--- PROBLEM ---
Write each line of the material exactly as given, from the top through the line that contains "7, 10.5, 12.5]", and omit all pictures.

--- INFORMATION PROVIDED ---
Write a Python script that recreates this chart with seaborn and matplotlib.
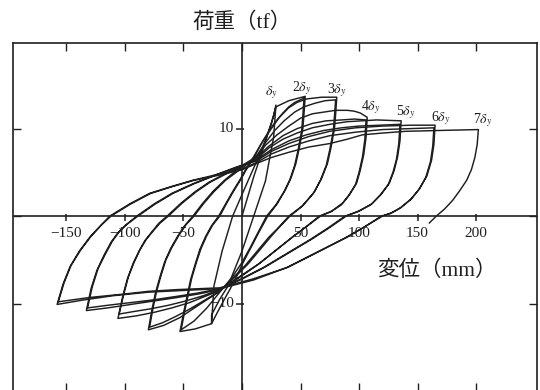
import matplotlib
matplotlib.use("Agg")
import matplotlib.pyplot as plt
import pandas as pd
import seaborn as sns

sns.set_theme(style="white")
plt.rcParams["font.family"] = ["Liberation Serif", "Noto Sans CJK JP", "DejaVu Sans"]
plt.rcParams["mathtext.fontset"] = "stix"

# Displacement (mm) / load (tf) histories, one list pair per amplitude level
lvl1_x = [0, 10, 20, 27, 29, 27, 20, 10, 0, -12, -19, -26, -26, -24, -17, -8, 5, 15, 25, 29]
lvl1_y = [0, 4.5, 8.5, 11.5, 12.7, 9, 4, 0, -4, -8, -9.5, -11.3, -12.3, -8, -4, 0, 4, 7, 10.5, 12.5]

lvl2_x = [29, 40, 54,
          53, 52, 49, 46, 42, 37, 30, 22, 15, 8, 1, -5, -10, -15, -21, -26,
          -40, -53,
          -50, -47, -44, -40, -36, -31, -26, -20, -14, -8, -2, 3, 10,
          16, 22, 28, 35, 40, 45, 53,
          52, 51, 48, 45, 41, 36, 29, 21, 14, 7, 0, -8, -19,
          -30, -41, -52,
          -49, -46, -43, -39, -35, -30, -25, -19, -13, -7, -1, 4, 11]
lvl2_y = [12.5, 13.2, 13.7,
          11.7, 10, 7.8, 6, 4.4, 3, 1.4, 0, -1.7, -3.5, -5.3, -7, -8.3, -9.5, -11, -12.3,
          -12.9, -13.2,
          -11.1, -9.2, -7.3, -5.5, -3.8, -2.3, -1.1, 0, 1.4, 2.8, 4.1, 5.3, 6.8,
          8.2, 9.5, 10.7, 11.8, 12.5, 13.0, 13.5,
          11.5, 9.8, 7.6, 5.8, 4.2, 2.8, 1.3, 0, -1.8, -3.6, -5.3, -6.9, -8.7,
          -10.5, -12.0, -13.0,
          -10.9, -9.0, -7.1, -5.3, -3.7, -2.2, -1.0, 0, 1.5, 2.9, 4.2, 5.4, 6.9]

lvl3_x = [11, 18, 25, 32, 40, 47, 55, 68, 81,
          80, 79, 76, 73, 68, 62, 52, 41, 33, 25, 15, 5, -7, -19,
          -27, -35, -44, -53, -67, -80,
          -77, -74, -70, -66, -61, -55, -49, -42, -34, -25, -15, -5, 4, 12,
          20, 28, 36, 45, 53, 62, 71, 80,
          79, 78, 75, 72, 67, 61, 51, 40, 32, 23, 13, 3, -8, -19,
          -28, -38, -47, -57, -68, -79,
          -76, -73, -69, -65, -60, -54, -48, -41, -33, -24, -14, -4, 5, 12]
lvl3_y = [6.9, 8.6, 10.0, 11.3, 12.4, 13.0, 13.4, 13.6, 13.6,
          11.6, 10.0, 7.8, 6.0, 4.3, 2.8, 1.2, 0, -1.1, -2.3, -3.9, -5.5, -7.1, -8.6,
          -9.3, -10.0, -10.8, -11.6, -12.5, -13.0,
          -10.7, -8.8, -6.9, -5.2, -3.7, -2.3, -1.1, 0, 1.4, 2.8, 4.1, 5.2, 6.1, 6.8,
          8.4, 9.8, 10.9, 11.9, 12.5, 12.9, 13.2, 13.3,
          11.4, 9.7, 7.6, 5.8, 4.1, 2.6, 1.1, 0, -1.2, -2.4, -4.0, -5.6, -7.1, -8.6,
          -9.3, -10.1, -10.8, -11.5, -12.2, -12.7,
          -10.5, -8.6, -6.7, -5.0, -3.6, -2.2, -1.0, 0, 1.4, 2.8, 4.1, 5.1, 6.0, 6.7]

lvl4_x = [12, 20, 30, 40, 50, 60, 70, 80, 90, 96, 101, 107,
          106, 104, 101, 98, 92, 86, 77, 67, 56, 45, 30, 15, -2, -19,
          -32, -45, -60, -75, -90, -106,
          -102, -98, -93, -88, -83, -77, -71, -64, -52, -40, -28, -15, 0, 12,
          22, 35, 47, 60, 72, 85, 96, 106,
          105, 103, 100, 97, 91, 85, 76, 66, 55, 44, 29, 14, -3, -19,
          -33, -48, -63, -78, -92, -105,
          -101, -97, -92, -87, -82, -76, -70, -63, -51, -39, -27, -14, 0, 12]
lvl4_y = [6.7, 8.1, 9.3, 10.3, 11.2, 11.7, 11.9, 12.1, 12.1, 12.0, 11.8, 11.3,
          9.0, 7.0, 5.2, 3.8, 2.5, 1.5, 0.6, 0, -1.1, -2.2, -3.8, -5.4, -7.0, -8.5,
          -9.2, -9.9, -10.5, -11.0, -11.4, -11.7,
          -9.2, -7.2, -5.4, -4.0, -2.8, -1.8, -0.8, 0, 1.5, 2.8, 3.9, 4.8, 5.8, 6.6,
          7.9, 9.2, 10.0, 10.6, 10.9, 11.0, 11.1, 11.0,
          8.8, 6.8, 5.0, 3.6, 2.3, 1.3, 0.5, 0, -1.2, -2.3, -3.9, -5.5, -7.0, -8.4,
          -9.1, -9.7, -10.2, -10.6, -10.9, -11.2,
          -8.9, -6.9, -5.2, -3.8, -2.7, -1.7, -0.8, 0, 1.5, 2.8, 3.9, 4.8, 5.7, 6.5]

lvl5_x = [12, 23, 35, 47, 60, 75, 90, 115, 136,
          135, 133, 130, 126, 119, 111, 100, 89, 75, 60, 40, 20, 0, -19,
          -37, -55, -75, -95, -115, -133,
          -129, -124, -118, -112, -106, -100, -90, -75, -60, -42, -25, -7, 12,
          25, 40, 55, 70, 85, 100, 118, 135,
          134, 132, 129, 125, 118, 110, 99, 88, 73, 58, 38, 18, -1, -19,
          -38, -57, -77, -96, -115, -132,
          -128, -123, -117, -111, -105, -99, -89, -74, -59, -41, -24, -6, 12]
lvl5_y = [6.5, 7.8, 8.8, 9.5, 10.1, 10.5, 10.8, 11.0, 10.9,
          8.6, 6.8, 5.2, 3.8, 2.5, 1.4, 0.6, 0, -1.3, -2.6, -4.2, -5.8, -7.2, -8.4,
          -8.9, -9.3, -9.7, -10.1, -10.5, -10.8,
          -8.3, -6.2, -4.5, -3.0, -1.9, -1.1, 0, 1.4, 2.6, 3.7, 4.6, 5.5, 6.4,
          7.6, 8.6, 9.3, 9.8, 10.1, 10.3, 10.4, 10.5,
          8.3, 6.5, 5.0, 3.6, 2.4, 1.3, 0.5, 0, -1.4, -2.7, -4.3, -5.9, -7.2, -8.3,
          -8.8, -9.2, -9.6, -9.9, -10.2, -10.5,
          -8.1, -6.0, -4.4, -2.9, -1.8, -1.0, 0, 1.4, 2.6, 3.7, 4.6, 5.5, 6.3]

lvl6_x = [12, 25, 40, 57, 75, 97, 120, 145, 165,
          164, 162, 158, 152, 145, 136, 128, 120, 105, 90, 65, 40, 10, -19,
          -50, -80, -110, -136, -158,
          -153, -147, -139, -130, -121, -113, -96, -79, -60, -42, -20, 0, 12,
          25, 40, 57, 75, 97, 120, 142, 164,
          163, 161, 157, 151, 144, 135, 127, 119, 104, 88, 63, 38, 9, -19,
          -55, -80, -100, -130, -157,
          -152, -146, -138, -129, -120, -112, -95, -78, -59, -41, -19, 0, 12]
lvl6_y = [6.3, 7.4, 8.3, 9.1, 9.7, 10.1, 10.3, 10.4, 10.4,
          8.2, 6.4, 4.6, 3.2, 2.0, 1.0, 0.4, 0, -1.2, -2.4, -4.1, -5.8, -7.3, -8.3,
          -8.5, -8.7, -9.1, -9.6, -10.1,
          -7.8, -5.8, -4.0, -2.4, -1.1, 0, 1.4, 2.6, 3.4, 4.1, 4.8, 5.4, 6.1,
          7.1, 7.9, 8.6, 9.2, 9.6, 9.9, 10.0, 10.1,
          8.0, 6.2, 4.4, 3.0, 1.9, 0.9, 0.3, 0, -1.3, -2.5, -4.2, -5.9, -7.2, -8.2,
          -8.4, -8.6, -8.9, -9.3, -9.8,
          -7.6, -5.6, -3.9, -2.3, -1.0, 0, 1.4, 2.6, 3.4, 4.1, 4.7, 5.3, 6.0]

lvl7_x = [12, 25, 40, 57, 75, 90, 103, 120, 140, 170, 202,
          201, 199, 196, 192, 186, 180, 173, 166, 160]
lvl7_y = [6.0, 6.7, 7.3, 7.9, 8.3, 8.8, 9.3, 9.5, 9.7, 9.8, 9.9,
          8.2, 6.7, 5.3, 4.1, 2.9, 1.8, 0.8, 0, -0.8]

levels = [(lvl1_x, lvl1_y), (lvl2_x, lvl2_y), (lvl3_x, lvl3_y), (lvl4_x, lvl4_y),
          (lvl5_x, lvl5_y), (lvl6_x, lvl6_y), (lvl7_x, lvl7_y)]

# Amplitude labels (multiples of the yield displacement) and where they sit
amp_labels = ["$\\delta_y$", "2$\\delta_y$", "3$\\delta_y$", "4$\\delta_y$",
              "5$\\delta_y$", "6$\\delta_y$", "7$\\delta_y$"]
amp_label_x = [25, 51, 81, 110, 140, 170, 206]
amp_label_y = [14.1, 14.6, 14.4, 12.5, 11.9, 11.2, 11.0]

x_ticks = [-150, -100, -50, 50, 100, 150, 200]
x_tick_labels = ["\u2212150", "\u2212100", "\u221250", "50", "100", "150", "200"]
y_ticks = [10, -10]
y_tick_labels = ["10", "\u221210"]

frames = []
for i, (xs, ys) in enumerate(levels, start=1):
    frames.append(pd.DataFrame({"disp": xs, "load": ys, "level": i, "step": range(len(xs))}))
df = pd.concat(frames, ignore_index=True)

ink = "#1f1f1f"
fig = plt.figure(figsize=(5.4, 3.9), dpi=100)
ax = fig.add_axes([13 / 540, 1 - 391 / 390, 524 / 540, 348 / 390])
ax.set_xlim(-195.7, 252.1)
ax.set_ylim(-20, 19.8)

sns.lineplot(data=df, x="disp", y="load", units="level", estimator=None, sort=False,
             color=ink, linewidth=1.05, ax=ax, legend=False)

# Axis lines through the origin
ax.axhline(0, color=ink, lw=1.2, zorder=1)
ax.axvline(0, color=ink, lw=1.2, zorder=1)

# Short tick marks on the origin lines
ax.vlines(x_ticks, -0.55, 0.25, color=ink, lw=1.1)
ax.hlines(y_ticks, -5.0, 1.7, color=ink, lw=1.1)

for xv, lab in zip(x_ticks, x_tick_labels):
    ax.text(xv, -1.95, lab, ha="center", va="center", fontsize=11, color=ink)
for yv, lab in zip(y_ticks, y_tick_labels):
    ax.text(-6.5, yv, lab, ha="right", va="center", fontsize=11, color=ink)

for xv, yv, lab in zip(amp_label_x, amp_label_y, amp_labels):
    ax.text(xv, yv, lab, ha="center", va="center", fontsize=10, color=ink)

# Frame with inward ticks on all four sides
ax.set_xticks([-150, -100, -50, 0, 50, 100, 150, 200])
ax.set_yticks([-10, 0, 10])
ax.tick_params(direction="in", length=6, width=1.0, colors=ink,
               top=True, bottom=True, left=True, right=True,
               labelbottom=False, labelleft=False)
for sp in ax.spines.values():
    sp.set_color(ink)
    sp.set_linewidth(1.2)
    sp.set_visible(True)
ax.set_xlabel("")
ax.set_ylabel("")

ax.text(166.7, -6.2, "変位（mm）", ha="center", va="center", fontsize=15.5, color=ink)
fig.text(242 / 540, 1 - 23 / 390, "荷重（tf）", ha="center", va="center", fontsize=15.5, color=ink)

fig.savefig("out.png", dpi=100, facecolor="white")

--- SOLUTION TO THIS PROBLEM ---
Write a Python script that recreates this chart with seaborn and matplotlib.
import matplotlib
matplotlib.use("Agg")
import matplotlib.pyplot as plt
import pandas as pd
import seaborn as sns

sns.set_theme(style="white")
plt.rcParams["font.family"] = ["Liberation Serif", "Noto Sans CJK JP", "DejaVu Sans"]
plt.rcParams["mathtext.fontset"] = "stix"

# Displacement (mm) / load (tf) histories, one list pair per amplitude level
lvl1_x = [0, 10, 20, 27, 29, 27, 20, 10, 0, -12, -19, -26, -26, -24, -17, -8, 5, 15, 25, 29]
lvl1_y = [0, 4.5, 8.5, 11.5, 12.7, 9, 4, 0, -4, -8, -9.5, -11.3, -12.3, -8, -4, 0, 4, 7, 10.5, 12.5]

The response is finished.